A historic ship, a legendary jewel, a race to save the world… Samit Basu’s Terror on the Titanic sets a smart pace for the Morningstar Agency series.

The first of Samit Basu’s Morningstar Agency novels for young adults, Terror on the Titanic is an account of a jewel heist — one plotted by The Morningstar Agency — that takes place in 1912 onboard the legendary ship.

The Morningstar Agency is centuries old and is headed by the mysterious, supposedly immortal Mr. Morningstar. His handpicked agents are involved in missions that have impacted history as we know it.

The agency is after the Eye of the Empire, a ruby that is said to possess a power that could potentially threaten the survival of our species. It is up to Morningstar agents Nathaniel Brown and Genevieve Lupin to retrieve the gem and save the world.

Setting the pace

The narrative is racy and Basu does not waste any time in getting to the story. There are no lengthy introductions to the characters but their histories are told as the story progresses. This was where the book got interesting because the characters are spin-offs of the literary characters we have grown up with.

Nathaniel Brown, fresh out of the jungle and the narrator, is the son of Mowgli from Rudyard Kipling’s Jungle Book, and Genevieve Lupin, a master thief, is the daughter of is the daughter of Arsene Lupin (described as the great thief who kept referring to himself in third person).

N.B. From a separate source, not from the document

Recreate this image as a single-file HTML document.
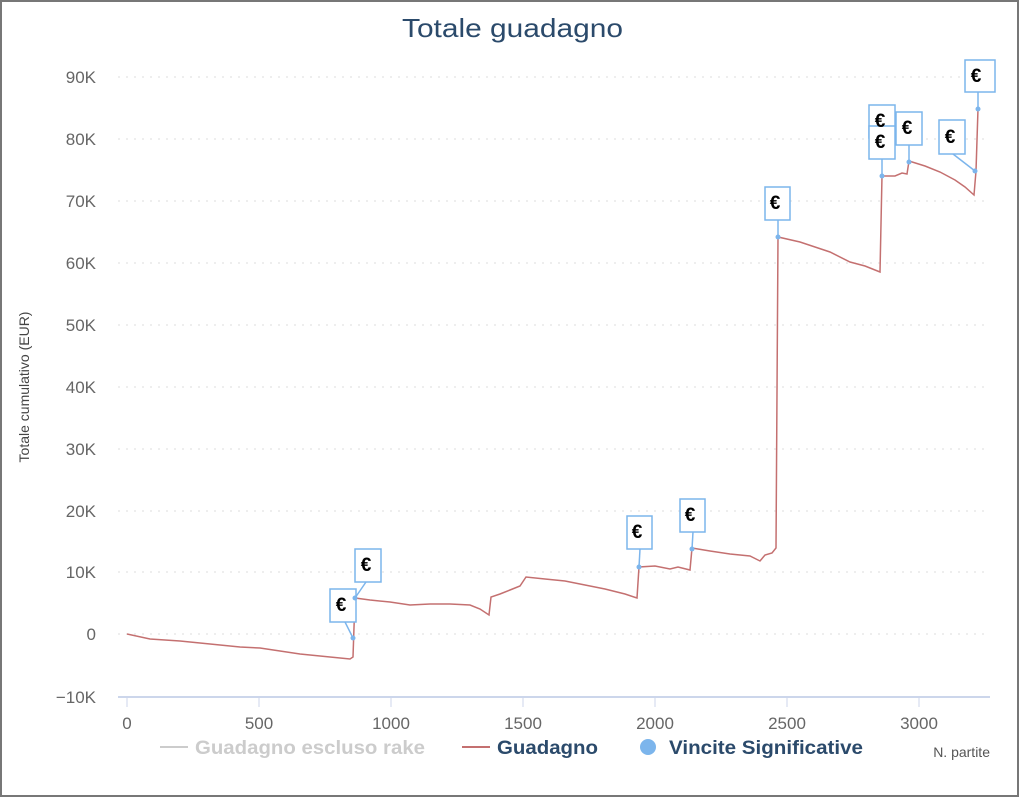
<!DOCTYPE html>
<html><head><meta charset="utf-8"><style>
html,body{margin:0;padding:0;background:#fff}
svg{display:block}
text{font-family:"Liberation Sans","DejaVu Sans",sans-serif}
</style></head><body>
<svg width="1024" height="799" viewBox="0 0 1024 799">
<rect x="1" y="1" width="1017" height="795" fill="#fff" stroke="#777" stroke-width="2"/>
<text x="402" y="37" textLength="221" lengthAdjust="spacingAndGlyphs" font-size="26" fill="#2b4a6b">Totale guadagno</text>
<g stroke="#ddd" stroke-dasharray="2,6" stroke-width="1">
<line x1="118" y1="77" x2="990" y2="77"/><line x1="118" y1="139" x2="990" y2="139"/>
<line x1="118" y1="201" x2="990" y2="201"/><line x1="118" y1="263" x2="990" y2="263"/>
<line x1="118" y1="325" x2="990" y2="325"/><line x1="118" y1="387" x2="990" y2="387"/>
<line x1="118" y1="449" x2="990" y2="449"/><line x1="118" y1="511" x2="990" y2="511"/>
<line x1="118" y1="572" x2="990" y2="572"/><line x1="118" y1="634" x2="990" y2="634"/>
</g>
<g font-size="17" fill="#666" text-anchor="end">
<text x="96" y="83">90K</text><text x="96" y="145">80K</text><text x="96" y="207">70K</text>
<text x="96" y="269">60K</text><text x="96" y="331">50K</text><text x="96" y="393">40K</text>
<text x="96" y="455">30K</text><text x="96" y="517">20K</text><text x="96" y="578">10K</text>
<text x="96" y="640">0</text><text x="96" y="703">−10K</text>
</g>
<text transform="translate(29,387) rotate(-90)" text-anchor="middle" font-size="14" fill="#444">Totale cumulativo (EUR)</text>
<line x1="118" y1="697" x2="990" y2="697" stroke="#ccd6eb" stroke-width="2"/>
<g stroke="#ccd6eb" stroke-width="1">
<line x1="127" y1="697" x2="127" y2="707"/><line x1="259" y1="697" x2="259" y2="707"/>
<line x1="391" y1="697" x2="391" y2="707"/><line x1="523" y1="697" x2="523" y2="707"/>
<line x1="655" y1="697" x2="655" y2="707"/><line x1="787" y1="697" x2="787" y2="707"/>
<line x1="919" y1="697" x2="919" y2="707"/>
</g>
<g font-size="17" fill="#666" text-anchor="middle">
<text x="127" y="729">0</text><text x="259" y="729">500</text><text x="391" y="729">1000</text>
<text x="523" y="729">1500</text><text x="655" y="729">2000</text><text x="787" y="729">2500</text>
<text x="919" y="729">3000</text>
</g>
<polyline fill="none" stroke="#c47070" stroke-width="1.5" points="127,634 150,639 180,641 210,644 240,647 260,648 280,651 300,654 320,656 330,657 350,659 353,657 355,598 370,600 390,602 410,605 430,604 450,604 470,605 480,609 489,615 491,597 500,594 510,590 520,586 526,577 545,579 565,581 585,585 605,589 625,594 637,598 639,567 655,566 670,569 678,567 690,570 692,548 710,551 730,554 750,556 760,561 765,555 772,553 776,548 778,237 800,242 815,247 830,252 850,262 865,266 880,272 882,176 895,176 902,173 907,174 909,161 925,166 940,172 955,180 965,187 974,195 976,171 978,109"/>
<g fill="none" stroke="#7cb5ec" stroke-width="1.5">
<rect x="330" y="589" width="26" height="33" fill="#fff"/><line x1="345" y1="622" x2="353" y2="638"/>
<rect x="355" y="549" width="26" height="33" fill="#fff"/><line x1="366" y1="582" x2="355" y2="598"/>
<rect x="627" y="516" width="25" height="33" fill="#fff"/><line x1="640" y1="549" x2="639" y2="567"/>
<rect x="680" y="499" width="25" height="33" fill="#fff"/><line x1="693" y1="532" x2="692" y2="549"/>
<rect x="765" y="187" width="25" height="33" fill="#fff"/><line x1="778" y1="220" x2="778" y2="237"/>
<rect x="869" y="105" width="26" height="33" fill="#fff"/>
<rect x="869" y="126" width="26" height="33" fill="#fff"/><line x1="882" y1="159" x2="882" y2="176"/>
<rect x="896" y="112" width="26" height="33" fill="#fff"/><line x1="909" y1="145" x2="909" y2="162"/>
<rect x="939" y="120" width="26" height="34" fill="#fff"/><line x1="953" y1="154" x2="975" y2="171"/>
<rect x="965" y="60" width="30" height="32" fill="#fff"/><line x1="978" y1="92" x2="978" y2="109"/>
</g>
<g fill="#7cb5ec">
<circle cx="353" cy="638" r="2.5"/><circle cx="355" cy="598" r="2.5"/><circle cx="639" cy="567" r="2.5"/>
<circle cx="692" cy="549" r="2.5"/><circle cx="778" cy="237" r="2.5"/><circle cx="882" cy="176" r="2.5"/>
<circle cx="909" cy="162" r="2.5"/><circle cx="975" cy="171" r="2.5"/><circle cx="978" cy="109" r="2.5"/>
</g>
<g font-size="19" font-weight="bold" fill="#000" text-anchor="middle">
<text x="341" y="611">€</text><text x="366" y="571">€</text><text x="637" y="538">€</text>
<text x="690" y="521">€</text><text x="775" y="209">€</text><text x="880" y="127">€</text>
<text x="880" y="148">€</text><text x="907" y="134">€</text><text x="950" y="143">€</text>
<text x="976" y="82">€</text>
</g>
<rect x="1019" y="0" width="5" height="799" fill="#fff"/>
<line x1="1018" y1="0" x2="1018" y2="797" stroke="#777" stroke-width="2"/>
<line x1="160" y1="747" x2="188" y2="747" stroke="#ccc" stroke-width="2"/>
<text x="195" y="754" textLength="230" lengthAdjust="spacingAndGlyphs" font-size="19" font-weight="bold" fill="#ccc">Guadagno escluso rake</text>
<line x1="462" y1="747" x2="490" y2="747" stroke="#c47070" stroke-width="2"/>
<text x="497" y="754" textLength="101" lengthAdjust="spacingAndGlyphs" font-size="19" font-weight="bold" fill="#2b4a6b">Guadagno</text>
<circle cx="648" cy="747" r="8" fill="#7cb5ec"/>
<text x="669" y="754" textLength="194" lengthAdjust="spacingAndGlyphs" font-size="19" font-weight="bold" fill="#2b4a6b">Vincite Significative</text>
<text x="990" y="757" font-size="14" fill="#555" text-anchor="end">N. partite</text>
</svg>
</body></html>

To retrieve the Eye of the Empire, they must battle not just other men but also aliens known as Parloks and creatures called Golems that are half-robot and half-human, each with its own agenda. A large part of the setting is based on the screenplay of James Cameron’s Titanic.

Fresh look

Despite the extraordinarily inventive spin and events, there are times when the story doesn’t completely feel like the author’s own. Another gripe (albeit small) was the footnotes. They are witty, but break the pace occasionally. These, of course, were minor faults because overall, the book was funny, fresh and holds the promise of a great series.